A week after Barbados TODAY highlighted the acute situation at the Accident & Emergency Department of the Queen Elizabeth Hospital (QEH), in terms of patients having to wait for hours, sometimes days, for medical treatment, the hospital’s chief executive officer Dr Dexter James has admitted that the problem is very “acute”.
In fact, he warned today that it was now at the point of crisis and posed a serious threat to the lives of patients in need of urgent health care.
However, James told Barbados TODAY the situation could easily be remedied if persons who did not have genuine emergencies stayed away from the QEH.
In a bid to ease the pressure on the A&E, James said hospital authorities were currently working on a “fast-track” system for persons in need of “diagnostic investigation” .
But for the moment, he said the A&E Department was overwhelmed with a number of non-emergency patients “flooding” the QEH every day for treatment.

Dexter James
“A&E is now seeing close to 120 to 140 patients a day. This is relentless and has been so for the last two and a half, three months,” said James, adding that the situation was getting worse by the day.
“I think it has reached crisis proportions and really now needs the public to seek care in another environment that is more fitting for the type of care that they require,” he said.
“In other words, if you do not have a life-threatening circumstance, or a serious medical condition that requires an urgent care response, please seek care in either the polyclinics or from a primary care physician,” James added.
“The effect right now is that we get the hit because you have long waiting times in Accident & Emergency. Some persons have said they have been waiting for as long as two days in the emergency room.
“Clearly, these are not emergency-type conditions. These are the patients with non-urgent conditions that don’t need to be at the hospital at all.”
Based on the acuteness of the current situation, the CEO said A&E medical staff had been giving priority to “sicker” patients who are deserving of urgent care.
“They have varying types of medical conditions . . . elevated blood pressure, mainly NCDs [non-communicable diseases], and therefore require more attention and more time to be spent at the Accident & Emergency Department.”

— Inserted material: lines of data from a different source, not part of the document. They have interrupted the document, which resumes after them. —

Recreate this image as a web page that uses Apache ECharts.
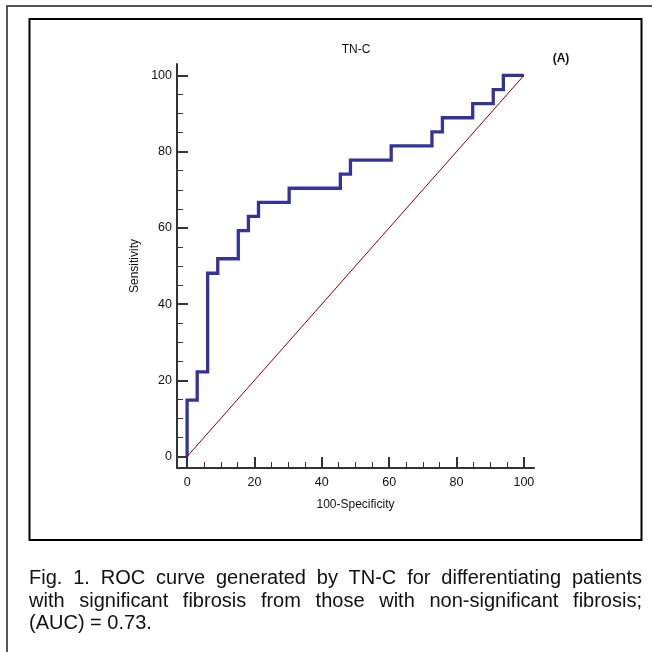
<!DOCTYPE html>
<html>
<head>
<meta charset="utf-8">
<script src="https://cdn.jsdelivr.net/npm/echarts@6/dist/echarts.min.js"></script>
<style>
  html, body { margin: 0; padding: 0; background: #fff; }
  #wrap { position: relative; width: 652px; height: 652px; overflow: hidden; }
  #chart { position: absolute; left: 0; top: 0; width: 652px; height: 652px; }
  #caption {
    position: absolute; left: 29px; top: 566px; width: 613px;
    font-family: "Liberation Sans", Arial, sans-serif;
    font-size: 20px; line-height: 22.5px; color: #111;
  }
  #caption .j { text-align: justify; text-align-last: justify; white-space: nowrap; }
</style>
</head>
<body>
<div id="wrap">
  <div id="chart"></div>
  <div id="caption">
    <div class="j">Fig. 1. ROC curve generated by TN-C for differentiating patients</div>
    <div class="j">with significant fibrosis from those with non-significant fibrosis;</div>
    <div>(AUC) = 0.73.</div>
  </div>
</div>
<script>
// ROC curve corners (100-specificity, sensitivity)
var rocX = [0, 3.0, 6.1, 9.1, 15.2, 18.2, 21.2, 30.3, 45.5, 48.5, 60.6, 72.7, 75.8, 84.8, 90.9, 93.9, 100]
var rocY = [0, 14.8, 22.2, 48.1, 51.9, 59.3, 63.0, 66.7, 70.4, 74.1, 77.8, 81.5, 85.2, 88.9, 92.6, 96.3, 100]
// reference diagonal
var diagX = [0, 100]
var diagY = [0, 100]
// tick values
var majorTicks = [0, 20, 40, 60, 80, 100]
var minorTicks = [5, 10, 15, 25, 30, 35, 45, 50, 55, 65, 70, 75, 85, 90, 95]

var axisColor = '#333'
var font = '"Liberation Sans", Arial, sans-serif'

function pairs(xs, ys) {
  return xs.map(function(x, i) { return [x, ys[i]] })
}

function majorAxis(name, gap, labelMargin) {
  return {
    type: 'value',
    min: -3,
    max: 103,
    name: name,
    nameLocation: 'middle',
    nameGap: gap,
    nameTextStyle: { fontFamily: font, fontSize: 12, color: '#111' },
    axisLine: { show: true, onZero: false, lineStyle: { color: axisColor, width: 2 } },
    axisTick: {
      show: true,
      inside: true,
      length: 11,
      customValues: majorTicks,
      lineStyle: { color: axisColor, width: 2 }
    },
    axisLabel: {
      customValues: majorTicks,
      fontFamily: font,
      fontSize: 12.5,
      color: '#111',
      margin: labelMargin
    },
    splitLine: { show: false }
  }
}

function minorAxis() {
  return {
    type: 'value',
    min: -3,
    max: 103,
    axisLine: { show: false, onZero: false },
    axisTick: {
      show: true,
      inside: true,
      length: 6,
      customValues: minorTicks,
      lineStyle: { color: axisColor, width: 1 }
    },
    axisLabel: { show: false },
    splitLine: { show: false }
  }
}

var chart = echarts.init(document.getElementById('chart'))

var xMajor = majorAxis('100-Specificity', 31, 8)
xMajor.position = 'bottom'
var xMinor = minorAxis()
xMinor.position = 'bottom'
var yMajor = majorAxis('Sensitivity', 36, 5)
yMajor.position = 'left'
var yMinor = minorAxis()
yMinor.position = 'left'

chart.setOption({
  animation: false,
  backgroundColor: '#fff',
  grid: { left: 177, top: 64, width: 357, height: 404, containLabel: false },
  xAxis: [xMajor, xMinor],
  yAxis: [yMajor, yMinor],
  graphic: [
    {
      type: 'rect',
      shape: { x: 7, y: 6, width: 700, height: 700 },
      style: { fill: null, stroke: '#555', lineWidth: 2 },
      silent: true
    },
    {
      type: 'rect',
      shape: { x: 29.5, y: 19, width: 612, height: 521 },
      style: { fill: null, stroke: '#000', lineWidth: 2 },
      silent: true
    },
    {
      type: 'text',
      x: 356,
      y: 50,
      style: { text: 'TN-C', fontFamily: font, fontSize: 12, fill: '#111', textAlign: 'center', textVerticalAlign: 'middle' }
    },
    {
      type: 'text',
      x: 561,
      y: 59,
      style: { text: '(A)', fontFamily: font, fontSize: 12, fontWeight: 'bold', fill: '#111', textAlign: 'center', textVerticalAlign: 'middle' }
    }
  ],
  series: [
    {
      type: 'line',
      xAxisIndex: 0,
      yAxisIndex: 0,
      step: 'start',
      symbol: 'none',
      data: pairs(rocX, rocY),
      lineStyle: { color: '#333399', width: 3.3, join: 'miter' }
    },
    {
      type: 'line',
      xAxisIndex: 0,
      yAxisIndex: 0,
      symbol: 'none',
      data: pairs(diagX, diagY),
      lineStyle: { color: '#8b0000', width: 1 }
    }
  ]
})
</script>
</body>
</html>
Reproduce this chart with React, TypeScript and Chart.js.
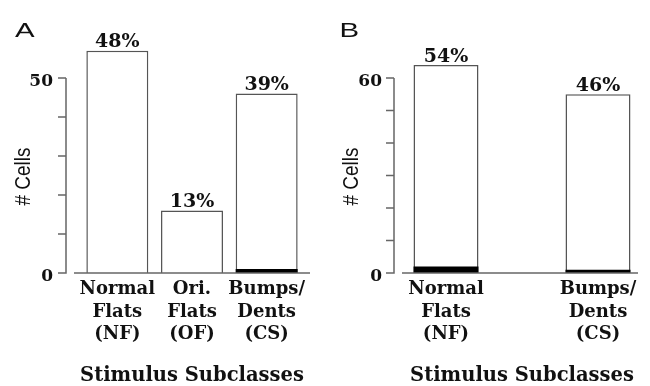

James also expressed deep concern about the “domino effect” on the ability of the Emergency Ambulance Service (EAS).
“If all of your beds in A&E are occupied and the ambulance comes in with a patient who has an urgent medical condition, where would the patient go?” he asked.
“We can’t leave the patient on the ground or in the waiting area, so they would use the ambulance stretcher [gurney] until a bed is freed up. And of course, when more calls come for use of the Emergency Ambulance Service, the ambulances in A&E cannot leave without a stretcher.”
James stressed that “the ambulance is only as good as the stretcher in it”, but admitted that the QEH had suffered fallout from the increased numbers in the emergency room.
Investigations by Barbados TODAY revealed that while as many as ten calls were made during Tuesday afternoon’s shift, there were only four ambulances available with stretchers.
Today, when a Barbados TODAY team visited the ambulance headquarters in Jemmotts Lane, St Michael, four of the nine QEH ambulances in operation (including one Rapid Response vehicle) were parked up without the required gurneys, while the workers idled around outside with nothing to do. However, private ambulances and the Barbados Defence Force units were pressed into service.
Responding to the reports of a shortage of stretchers, one emergency worker, who asked not to be identified, said: “This crisis has arisen because of the high incidence of the chikungunya virus. If you go to the Accident & Emergency Department you will see patients lying on ambulance stretchers in the corridors,” the worker said.